Te Papa ("Our Place"), the Museum of New Zealand

Wellington Museum occupies the Bond Store, a classic Victorian building in the French Second Empire style in the early 1890s.

Wellington is home to many cultural institutions, including Te Papa (the Museum of New Zealand), the National Library of New Zealand, Archives New Zealand, Wellington Museum (formerly the Wellington Museum of City and Sea), the Katherine Mansfield House and Garden (formerly Katherine Mansfield Birthplace), Colonial Cottage, the Wellington Cable Car Museum, the Reserve Bank Museum, Old St Paul's, the National War Memorial Ngā Taonga Sound and Vision, Capital E children's playspace and the Wellington City Gallery.

====Festivals====
Wellington is home to many high-profile events and cultural celebrations, including the biennial New Zealand Festival of the Arts, biennial Wellington Jazz Festival, biennial Capital E National Arts Festival for Children and major events such as World of Wearable Art, TEDxWellington, Cuba Street Carnival, Wellington On a Plate, New Zealand Fringe Festival, New Zealand International Comedy Festival, New Zealand Affordable Art Show, Out In The Square, Beervana, and Homegrown Music Festival.

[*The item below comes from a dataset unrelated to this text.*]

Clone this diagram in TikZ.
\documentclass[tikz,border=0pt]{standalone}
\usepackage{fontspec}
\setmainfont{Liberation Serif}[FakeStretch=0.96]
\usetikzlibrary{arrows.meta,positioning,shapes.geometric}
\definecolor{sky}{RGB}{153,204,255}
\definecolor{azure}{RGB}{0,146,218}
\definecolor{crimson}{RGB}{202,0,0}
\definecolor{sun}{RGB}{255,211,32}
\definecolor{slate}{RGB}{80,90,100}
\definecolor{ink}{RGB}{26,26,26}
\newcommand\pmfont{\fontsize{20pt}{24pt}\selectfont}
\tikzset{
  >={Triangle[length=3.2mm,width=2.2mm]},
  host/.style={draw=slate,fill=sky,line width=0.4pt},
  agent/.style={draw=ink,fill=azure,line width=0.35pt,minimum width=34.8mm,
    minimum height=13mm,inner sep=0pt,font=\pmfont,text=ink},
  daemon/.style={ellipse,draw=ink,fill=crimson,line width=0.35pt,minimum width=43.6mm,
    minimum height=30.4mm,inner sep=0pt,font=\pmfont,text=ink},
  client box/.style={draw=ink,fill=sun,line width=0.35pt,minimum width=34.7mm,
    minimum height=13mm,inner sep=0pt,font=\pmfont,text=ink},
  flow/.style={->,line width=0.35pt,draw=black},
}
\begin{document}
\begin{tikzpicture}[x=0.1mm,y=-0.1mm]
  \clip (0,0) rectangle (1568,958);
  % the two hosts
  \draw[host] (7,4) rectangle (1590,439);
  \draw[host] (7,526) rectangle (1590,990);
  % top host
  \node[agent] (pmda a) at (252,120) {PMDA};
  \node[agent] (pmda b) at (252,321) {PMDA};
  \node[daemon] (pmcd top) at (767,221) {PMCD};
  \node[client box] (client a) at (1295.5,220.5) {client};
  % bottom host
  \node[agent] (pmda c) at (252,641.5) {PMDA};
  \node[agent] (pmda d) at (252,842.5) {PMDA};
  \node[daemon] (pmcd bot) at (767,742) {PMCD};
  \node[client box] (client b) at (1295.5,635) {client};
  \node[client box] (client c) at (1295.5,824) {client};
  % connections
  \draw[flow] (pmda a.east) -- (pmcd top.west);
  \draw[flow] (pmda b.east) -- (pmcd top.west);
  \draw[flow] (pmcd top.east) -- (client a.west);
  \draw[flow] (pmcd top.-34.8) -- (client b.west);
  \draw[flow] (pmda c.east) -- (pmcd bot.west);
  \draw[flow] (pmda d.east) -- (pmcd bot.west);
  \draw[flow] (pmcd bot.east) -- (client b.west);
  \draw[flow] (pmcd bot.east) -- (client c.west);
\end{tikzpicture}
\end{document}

The annual children's Artsplash Festival brings together hundreds of students from across the region. The week-long festival includes music and dance performances and the presentation of visual arts. The Performance Arcade is an annual live-art event in shipping containers on the waterfront.

====Film====
Filmmakers Sir Peter Jackson, Sir Richard Taylor and a growing team of creative professionals have turned the eastern suburb of Miramar into a film-making, post-production and special effects infrastructure centre, giving rise to the moniker 'Wellywood'. Jackson's companies include Wētā Workshop, Wētā FX, Camperdown Studios, post-production house Park Road Post, and Stone Street Studios near Wellington Airport. Films shot partly or wholly in Wellington include the Lord of The Rings trilogy, King Kong and Avatar. Jackson described Wellington: "Well, it's windy. But it's actually a lovely place, where you're pretty much surrounded by water and the bay. The city itself is quite small, but the surrounding areas are very reminiscent of the hills up in northern California, like Marin County near San Francisco and the Bay Area climate and some of the architecture. Kind of a cross between that and Hawaii."

Notable Wellington directors include Jane Campion, Geoff Murphy, Robert Sarkies, and Taika Waititi.

Embassy Theatre

Wellington has a large number of independent cinemas, including the Embassy Theatre, Penthouse, the Roxy and Light House, which participate in film festivals throughout the year. Wellington has one of the country's highest turn-outs for the annual New Zealand International Film Festival. There are a number of other film festivals hosted in Wellington, such as Doc Edge (documentary), the Japanese Film Festival and Show Me Shorts (short films).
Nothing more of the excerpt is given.